Can a company preparing its IPO really afford to make any significant changes to its business model?
When COVID-19 paralyzed the Canadian economy in April and May, it took the tourism industry down like a drugged rhino. With flights grounded from one side of the planet to the other, the country’s Airbnb investors lost the only method of making their properties cash flow.
Now, with Airbnb having already lost $1 billion since the beginning of the coronavirus pandemic, the company’s CEO is, like thousands of investors who saw in the platform an endless supply of above-market rents, having to rethink Airbnb’s relationship to real estate.
In a recent feature published on The Times, Brian Chesky largely admitted that the criticism levelled at the company for depleting housing supply, driving up rents and encouraging over-tourism has been valid.
“We grew so fast, we made mistakes,” Chesky told the Times. “We drifted. We really need to think through our impact on cities and communities.” He went on to say that “Airbnb needs to change.

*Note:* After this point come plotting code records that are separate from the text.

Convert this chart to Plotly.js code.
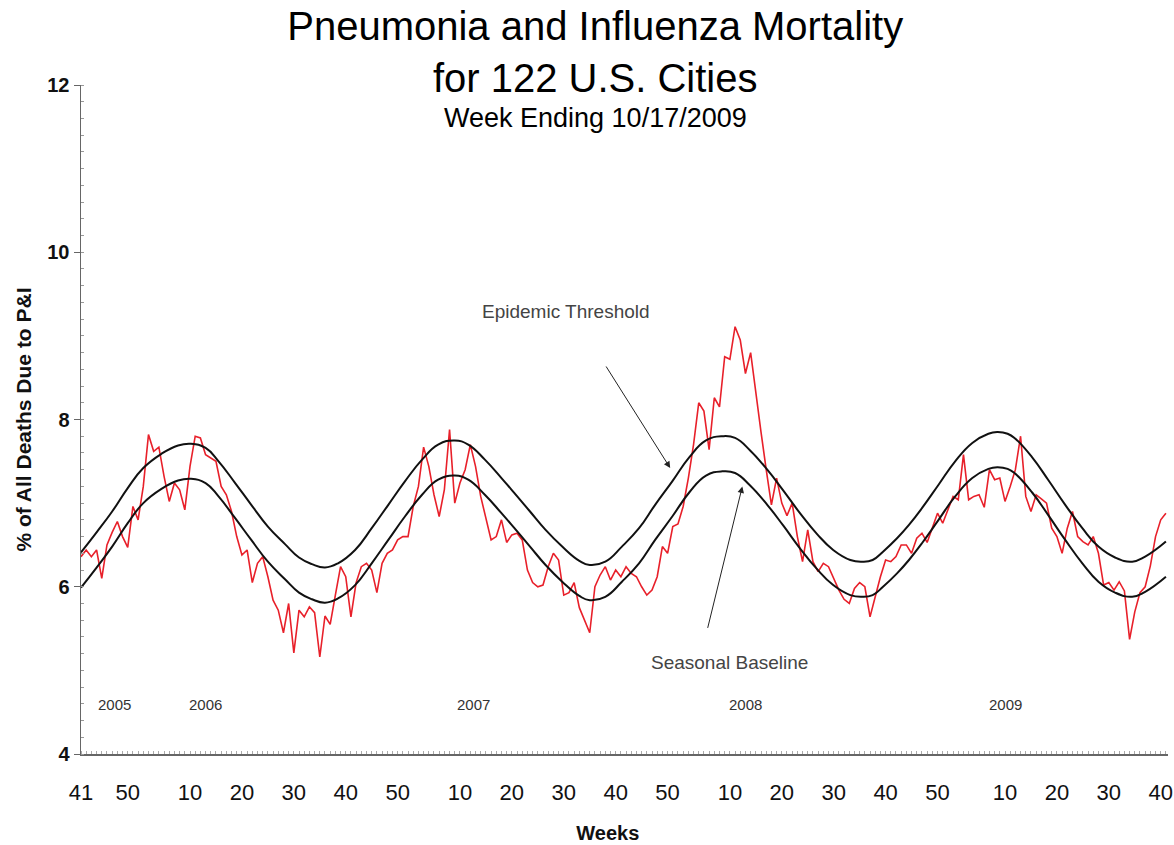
<!DOCTYPE html>
<html>
<head>
<meta charset="utf-8">
<script src="https://cdn.plot.ly/plotly-3.0.1.min.js"></script>
<style>html,body{margin:0;padding:0;background:#fff;}#chart{width:1174px;height:845px;}</style>
</head>
<body>
<div id="chart"></div>
<script>
// MMWR seasons shown: year, first week, last week
const seasonYears = [2005, 2006, 2007, 2008, 2009];
const firstWeek   = [41, 1, 1, 1, 1];
const lastWeek    = [52, 52, 52, 53, 41];

// % of all deaths due to P&I, one value per week (2005 wk41 .. 2009 wk41)
const piPercent = [
  6.36, 6.44, 6.36, 6.44, 6.10, 6.50, 6.65, 6.78, 6.60, 6.47,
  6.96, 6.80, 7.20, 7.82, 7.62, 7.67, 7.32, 7.02, 7.24, 7.16,
  6.92, 7.44, 7.80, 7.78, 7.58, 7.54, 7.50, 7.20, 7.10, 6.90,
  6.60, 6.38, 6.44, 6.05, 6.28, 6.36, 6.12, 5.84, 5.72, 5.45,
  5.80, 5.21, 5.72, 5.64, 5.76, 5.69, 5.16, 5.65, 5.55, 5.90,
  6.24, 6.12, 5.64, 6.05, 6.24, 6.28, 6.20, 5.93, 6.28, 6.40,
  6.44, 6.56, 6.60, 6.60, 6.96, 7.20, 7.67, 7.44, 7.10, 6.84,
  7.16, 7.88, 7.00, 7.24, 7.40, 7.70, 7.44, 7.08, 6.80, 6.56,
  6.60, 6.80, 6.53, 6.62, 6.64, 6.56, 6.20, 6.05, 6.00, 6.02,
  6.24, 6.40, 6.32, 5.90, 5.93, 6.05, 5.75, 5.60, 5.45, 6.00,
  6.14, 6.24, 6.08, 6.20, 6.12, 6.24, 6.16, 6.12, 6.00, 5.90,
  5.96, 6.12, 6.48, 6.40, 6.72, 6.75, 6.96, 7.30, 7.70, 8.20,
  8.10, 7.64, 8.26, 8.15, 8.75, 8.72, 9.11, 8.95, 8.55, 8.80,
  8.30, 7.85, 7.40, 6.98, 7.30, 7.00, 6.85, 7.00, 6.60, 6.30,
  6.68, 6.30, 6.18, 6.28, 6.24, 6.10, 5.96, 5.85, 5.80, 5.98,
  6.05, 6.00, 5.64, 5.88, 6.12, 6.32, 6.30, 6.36, 6.50, 6.50,
  6.40, 6.58, 6.64, 6.53, 6.70, 6.88, 6.76, 6.92, 7.08, 7.04,
  7.58, 7.04, 7.08, 7.10, 6.95, 7.40, 7.28, 7.30, 7.02, 7.20,
  7.40, 7.80, 7.08, 6.90, 7.10, 7.05, 7.00, 6.70, 6.60, 6.40,
  6.70, 6.90, 6.60, 6.54, 6.50, 6.60, 6.40, 6.02, 6.05, 5.96,
  6.06, 5.95, 5.37, 5.70, 5.93, 6.00, 6.25, 6.60, 6.80, 6.88
];

// Seasonal baseline, read at points along the curve (x = week position from 2005 wk41)
const baselineX = [0,3,6,9,12,15.5,18.7,21.2,24,26.5,29.7,32.8,36,39.3,42,44.5,47,49.5,52.8,56,
  59.2,62.4,65.7,68.8,72,74.6,77.8,81,83.5,86.5,89.5,92.7,96,98,101,104.2,107.5,110.6,113.9,117.2,
  120.4,123.5,126,128.9,132.2,135.3,138.5,141.8,144.9,148.2,150.5,152.5,154.5,157.2,159.5,162,165.2,168.4,171.7,174.8,
  176.5,178.5,180,183.2,186.3,189.6,192.9,196,199.2,202.5,205,209];
const baselineY = [5.99,6.23,6.48,6.76,7.00,7.17,7.27,7.29,7.24,7.08,6.82,6.56,6.30,6.09,5.93,5.85,5.81,5.86,6.02,6.28,
  6.56,6.84,7.10,7.28,7.33,7.28,7.10,6.88,6.70,6.48,6.26,6.06,5.89,5.84,5.88,6.06,6.28,6.56,6.84,7.13,
  7.33,7.38,7.36,7.21,6.98,6.73,6.46,6.21,6.02,5.90,5.88,5.90,6.00,6.16,6.32,6.52,6.80,7.08,7.30,7.41,
  7.43,7.41,7.35,7.13,6.86,6.56,6.28,6.06,5.93,5.88,5.94,6.12];
// Epidemic threshold, read at the same points
const thresholdY = [6.41,6.65,6.90,7.18,7.42,7.59,7.69,7.71,7.66,7.50,7.24,6.98,6.72,6.51,6.35,6.27,6.23,6.28,6.44,6.70,
  6.98,7.26,7.52,7.70,7.75,7.70,7.52,7.30,7.12,6.90,6.68,6.48,6.31,6.26,6.30,6.48,6.70,6.98,7.26,7.55,
  7.75,7.80,7.78,7.63,7.40,7.15,6.88,6.63,6.44,6.32,6.30,6.32,6.42,6.58,6.74,6.94,7.22,7.50,7.72,7.83,
  7.85,7.83,7.77,7.55,7.28,6.98,6.70,6.48,6.35,6.30,6.36,6.54];

// Year labels inside the plot
const yearLabels = ['2005', '2006', '2007', '2008', '2009'];
const yearLabelX = [6.5, 23.9, 75.7, 128, 178];

// build week positions / labels
const weekPos = [], weekNum = [];
let pos = 0;
for (let i = 0; i < seasonYears.length; i++) {
  for (let w = firstWeek[i]; w <= lastWeek[i]; w++) { weekPos.push(pos); weekNum.push(w); pos++; }
}
const tickVals = [], tickText = [];
weekPos.forEach((p, i) => { if (i === 0 || weekNum[i] % 10 === 0) { tickVals.push(p); tickText.push(String(weekNum[i])); } });

const FONT = 'Liberation Sans, Arial, sans-serif';

const traces = [
  { x: weekPos.slice(0, piPercent.length), y: piPercent, type: 'scatter', mode: 'lines',
    line: { color: '#e8202a', width: 1.6 }, name: 'P&I', hoverinfo: 'y' },
  { x: baselineX, y: baselineY, type: 'scatter', mode: 'lines',
    line: { color: '#111111', width: 2, shape: 'spline', smoothing: 1.3 }, name: 'Seasonal Baseline' },
  { x: baselineX, y: thresholdY, type: 'scatter', mode: 'lines',
    line: { color: '#111111', width: 2, shape: 'spline', smoothing: 1.3 }, name: 'Epidemic Threshold' }
];

const annotations = yearLabels.map((t, i) => ({
  x: yearLabelX[i], y: 4.59, xref: 'x', yref: 'y', text: t, showarrow: false,
  font: { family: FONT, size: 15, color: '#333' }
}));
annotations.push(
  { x: 93.4, y: 9.29, xref: 'x', yref: 'y', text: 'Epidemic Threshold', showarrow: false,
    font: { family: FONT, size: 19, color: '#444' } },
  { x: 113.5, y: 7.42, xref: 'x', yref: 'y', text: '', showarrow: true, arrowhead: 2, arrowsize: 1.3,
    arrowwidth: 1, arrowcolor: '#222', ax: -65, ay: -103 },
  { x: 125, y: 5.09, xref: 'x', yref: 'y', text: 'Seasonal Baseline', showarrow: false,
    font: { family: FONT, size: 19, color: '#444' } },
  { x: 127.4, y: 7.2, xref: 'x', yref: 'y', text: '', showarrow: true, arrowhead: 2, arrowsize: 1.3,
    arrowwidth: 1, arrowcolor: '#222', ax: -35, ay: 143 },
  { x: (595 - 81) / 1087, y: (754 - 118) / 669, xref: 'paper', yref: 'paper', xanchor: 'center', yanchor: 'middle',
    text: 'Week Ending 10/17/2009', showarrow: false,
    font: { family: FONT, size: 27, color: '#000' } }
);

const layout = {
  width: 1174, height: 845,
  margin: { l: 81, r: 6, t: 85, b: 91 },
  paper_bgcolor: '#fff', plot_bgcolor: '#fff',
  showlegend: false,
  title: { text: 'Pneumonia and Influenza Mortality<br>for 122 U.S. Cities',
    font: { family: FONT, size: 40, color: '#000' },
    x: 0.507, xanchor: 'center', y: 0.953, yanchor: 'top', yref: 'container' },
  xaxis: {
    range: [0, 209.4], showgrid: false, zeroline: false,
    showline: true, linecolor: '#666', linewidth: 1.5,
    tickmode: 'array', tickvals: tickVals, ticktext: tickText,
    ticks: '', ticklabelstandoff: 18,
    tickfont: { family: FONT, size: 22, color: '#111' },
    minor: { dtick: 1, tick0: 0, ticks: 'inside', ticklen: 3, tickcolor: '#aaa', tickwidth: 1 },
    title: { text: '<b>Weeks</b>&nbsp;&nbsp;&nbsp;&nbsp;&nbsp;&nbsp;', font: { family: FONT, size: 20, color: '#111' }, standoff: 22 }
  },
  yaxis: {
    range: [4, 12], showgrid: false, zeroline: false,
    showline: true, linecolor: '#666', linewidth: 1.5,
    tickmode: 'array', tickvals: [4, 6, 8, 10, 12], ticktext: ['<b>4</b>', '<b>6</b>', '<b>8</b>', '<b>10</b>', '<b>12</b>'],
    ticks: 'outside', ticklen: 6, tickcolor: '#666',
    tickfont: { family: FONT, size: 20, color: '#111' },
    minor: { dtick: 0.2, tick0: 4, ticks: 'inside', ticklen: 3, tickcolor: '#999', tickwidth: 1 },
    title: { text: '<b>% of All Deaths Due to P&amp;I</b>', font: { family: FONT, size: 21, color: '#111' }, standoff: 10 }
  },
  annotations: annotations
};

Plotly.newPlot('chart', traces, layout, { displayModeBar: false, staticPlot: true });
</script>
</body>
</html>
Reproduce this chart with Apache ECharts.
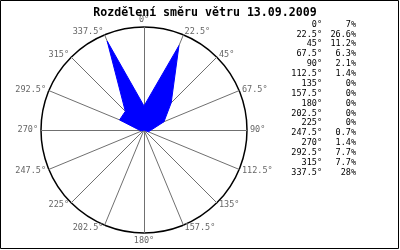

We need to go back to basics — to what really made us successful in the first place.”
“I’m not meant to do real estate,” he continued.
Chesky’s admission, coming as it doesat the most desperate time in the company’s history, is hardly surprising. Tech giants such as Facebook and Twitter issued similar pledges to “do better” while under increased scrutiny (and pressure from investors). Most are aware of how those pledges have turned out.
“When you build something and hundreds of millions of people use it, you can’t just assume that all the things that happen on your platform are good,” Chesky said. “If you don’t create guardrails, good and bad things are going to happen.”
According to the profile, the first item on Airbnb’s change agenda is to “accelerate efforts to tackle the effect Airbnb can have on local property markets,” although a similar vow was made, and left hanging in the ether, in 2018.
For renters, Airbnb is nothing short of a plague rotting out major cities’ long-term rental supply. Instead of providing rooms for travellers in a host’s home, something most local laws now dictate, analysts estimate that more than 60 percent of hosts have two or more listings. According to advocacy group Fairbnb, there were 7,300 entire-home Airbnb listings in Toronto in February, each one of them a potential long-term rental.
For investors, however, Airbnb provides one of the few methods for turning a high-priced property into a cash flow generator. Any changes to the platform that reduce its profitability for investors could see their monthly incomes, which many rely on to cover their mortgages, plummet.
Chesky, however, was short on details in the Times piece. He suggested “prioritizing small-scale, everyday hosts over larger commercial operators,” but said owners of multiple properties will have their listings left alone. He pledged to provide more data to cities so they can better regulate Airbnb locally and said the company will be signing more agreements with city councils that limit the number of nights a host can rent a property each year.
When asked if Airbnb would comply if a city asked the company to decrease the number of Airbnb’s running locally, Chesky pointed to the company’s removal of an “enormous” number of properties in San Francisco and Japan.
“We have to partner with cities and be honest about the impact we’re having,” he said. “I want to make sure we find a balance between what works for the city, for people who depend on Airbnb for income, and for customers.”
Fairbnb’s Thorben Wieditz isn’t buying it.
“I don’t believe it for a second,” he says.“What Chesky says and what he does has never aligned very well. If he actually wanted to achieve this ‘reset’, it would require shrinkage,” something unlikely as the company prepares to file its IPO paperwork with the Securities and Exchange Commission in the U.S.
“Future shareholders are not interested in building connections, they are interested in making profit,” Wieditz continues. “The vast majority of Airbnb’s profit comes from the kind of listings that have undermined local housing markets and disrupted communities for years on end – high-volume, multi-listing hosts of entire homes who have turned housing stock into ghost hotel inventory.”
A true reset, according to Wieditz, would require Airbnb voluntarily removing its ghost hotel operators from the platform, whose listings are illegal in most of the cities that have regulated Airbnb.
“If Fairbnb can identify non-compliant, illegal listings, so can Airbnb. It wouldn’t take longer than five minutes for them to run an algorithm that produces all the listings that are illegal and that don’t correspond to the company’s home-sharing ideal,” he says.
But mass de-listings are unlikely to occur, especially in Toronto, where Wiedetz says 74 percent of Airbnb’s estimated yearly revenue came from real estate investors who ran multi-listings of entire homes, a number similar to that found in other major urban centres, both in Canada and worldwide.
“Airbnb cannot fix this and ‘reset’ and plan on going public at the same time. The IPO is dependent on these listings, as is Airbnb,” he says.
When faced with the choice between short-term profitability and offering people stable, long-term housing, Airbnb hosts have consistently chosen the latter. Wiedetz doesn’t expect anything different from the company’s CEO.
“The future is entirely uncertain for the travel industry, and Chesky is trying to save what he can to pay out early investors, long-term staff with stock options and of course, himself,” he says.
“In other words, we don’t expect much.”